>> Start
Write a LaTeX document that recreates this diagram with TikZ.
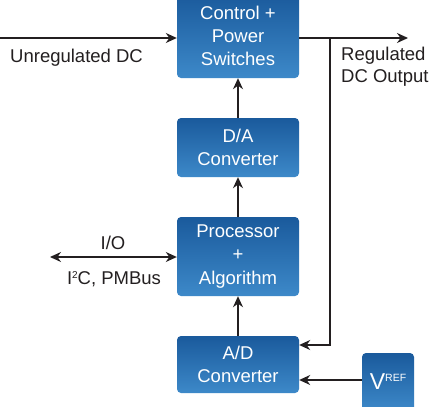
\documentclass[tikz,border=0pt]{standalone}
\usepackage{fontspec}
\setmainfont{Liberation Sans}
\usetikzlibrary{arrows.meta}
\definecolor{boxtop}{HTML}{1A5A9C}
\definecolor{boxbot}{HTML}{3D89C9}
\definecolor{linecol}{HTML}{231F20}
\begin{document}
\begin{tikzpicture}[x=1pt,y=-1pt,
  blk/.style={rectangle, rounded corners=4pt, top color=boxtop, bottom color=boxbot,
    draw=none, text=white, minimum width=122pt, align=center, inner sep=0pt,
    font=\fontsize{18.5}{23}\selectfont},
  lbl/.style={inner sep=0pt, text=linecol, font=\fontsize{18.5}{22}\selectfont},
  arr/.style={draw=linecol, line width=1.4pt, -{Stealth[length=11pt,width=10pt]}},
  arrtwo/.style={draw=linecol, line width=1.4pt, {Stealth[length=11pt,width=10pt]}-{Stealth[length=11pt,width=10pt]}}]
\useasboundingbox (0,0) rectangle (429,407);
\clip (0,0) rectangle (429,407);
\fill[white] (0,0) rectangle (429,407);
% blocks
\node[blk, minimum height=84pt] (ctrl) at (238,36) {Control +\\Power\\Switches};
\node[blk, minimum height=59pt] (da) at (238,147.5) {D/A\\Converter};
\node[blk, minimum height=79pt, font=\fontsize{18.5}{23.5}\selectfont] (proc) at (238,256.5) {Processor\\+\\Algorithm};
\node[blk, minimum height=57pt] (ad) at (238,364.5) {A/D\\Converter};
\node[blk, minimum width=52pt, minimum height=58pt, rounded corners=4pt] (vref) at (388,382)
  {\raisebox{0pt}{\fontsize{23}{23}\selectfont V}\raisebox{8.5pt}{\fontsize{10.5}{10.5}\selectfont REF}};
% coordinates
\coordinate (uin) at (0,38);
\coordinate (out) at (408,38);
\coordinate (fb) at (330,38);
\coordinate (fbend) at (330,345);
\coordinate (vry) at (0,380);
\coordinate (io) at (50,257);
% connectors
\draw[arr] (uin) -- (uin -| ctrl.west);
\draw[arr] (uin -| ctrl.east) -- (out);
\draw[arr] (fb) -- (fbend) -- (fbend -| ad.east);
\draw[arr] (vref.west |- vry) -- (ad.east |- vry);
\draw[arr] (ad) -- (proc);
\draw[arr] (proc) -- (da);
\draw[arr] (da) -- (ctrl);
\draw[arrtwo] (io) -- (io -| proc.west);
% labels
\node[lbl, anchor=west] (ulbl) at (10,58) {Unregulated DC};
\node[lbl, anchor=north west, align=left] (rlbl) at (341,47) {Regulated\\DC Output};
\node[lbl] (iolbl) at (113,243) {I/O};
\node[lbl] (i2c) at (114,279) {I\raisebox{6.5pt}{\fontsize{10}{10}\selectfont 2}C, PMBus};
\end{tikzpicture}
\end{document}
>> End
» What needs to be done
Transcribe the full listing above exactly, with the images removed.

» Answer to this exercise
Write a LaTeX document that recreates this diagram with TikZ.
\documentclass[tikz,border=0pt]{standalone}
\usepackage{fontspec}
\setmainfont{Liberation Sans}
\usetikzlibrary{arrows.meta}
\definecolor{boxtop}{HTML}{1A5A9C}
\definecolor{boxbot}{HTML}{3D89C9}
\definecolor{linecol}{HTML}{231F20}
\begin{document}
\begin{tikzpicture}[x=1pt,y=-1pt,
  blk/.style={rectangle, rounded corners=4pt, top color=boxtop, bottom color=boxbot,
    draw=none, text=white, minimum width=122pt, align=center, inner sep=0pt,
    font=\fontsize{18.5}{23}\selectfont},
  lbl/.style={inner sep=0pt, text=linecol, font=\fontsize{18.5}{22}\selectfont},
  arr/.style={draw=linecol, line width=1.4pt, -{Stealth[length=11pt,width=10pt]}},
  arrtwo/.style={draw=linecol, line width=1.4pt, {Stealth[length=11pt,width=10pt]}-{Stealth[length=11pt,width=10pt]}}]
\useasboundingbox (0,0) rectangle (429,407);
\clip (0,0) rectangle (429,407);
\fill[white] (0,0) rectangle (429,407);
% blocks
\node[blk, minimum height=84pt] (ctrl) at (238,36) {Control +\\Power\\Switches};
\node[blk, minimum height=59pt] (da) at (238,147.5) {D/A\\Converter};
\node[blk, minimum height=79pt, font=\fontsize{18.5}{23.5}\selectfont] (proc) at (238,256.5) {Processor\\+\\Algorithm};
\node[blk, minimum height=57pt] (ad) at (238,364.5) {A/D\\Converter};
\node[blk, minimum width=52pt, minimum height=58pt, rounded corners=4pt] (vref) at (388,382)
  {\raisebox{0pt}{\fontsize{23}{23}\selectfont V}\raisebox{8.5pt}{\fontsize{10.5}{10.5}\selectfont REF}};
% coordinates
\coordinate (uin) at (0,38);
\coordinate (out) at (408,38);
\coordinate (fb) at (330,38);
\coordinate (fbend) at (330,345);
\coordinate (vry) at (0,380);
\coordinate (io) at (50,257);
% connectors
\draw[arr] (uin) -- (uin -| ctrl.west);
\draw[arr] (uin -| ctrl.east) -- (out);
\draw[arr] (fb) -- (fbend) -- (fbend -| ad.east);
\draw[arr] (vref.west |- vry) -- (ad.east |- vry);
\draw[arr] (ad) -- (proc);
\draw[arr] (proc) -- (da);
\draw[arr] (da) -- (ctrl);
\draw[arrtwo] (io) -- (io -| proc.west);
% labels
\node[lbl, anchor=west] (ulbl) at (10,58) {Unregulated DC};
\node[lbl, anchor=north west, align=left] (rlbl) at (341,47) {Regulated\\DC Output};
\node[lbl] (iolbl) at (113,243) {I/O};
\node[lbl] (i2c) at (114,279) {I\raisebox{6.5pt}{\fontsize{10}{10}\selectfont 2}C, PMBus};
\end{tikzpicture}
\end{document}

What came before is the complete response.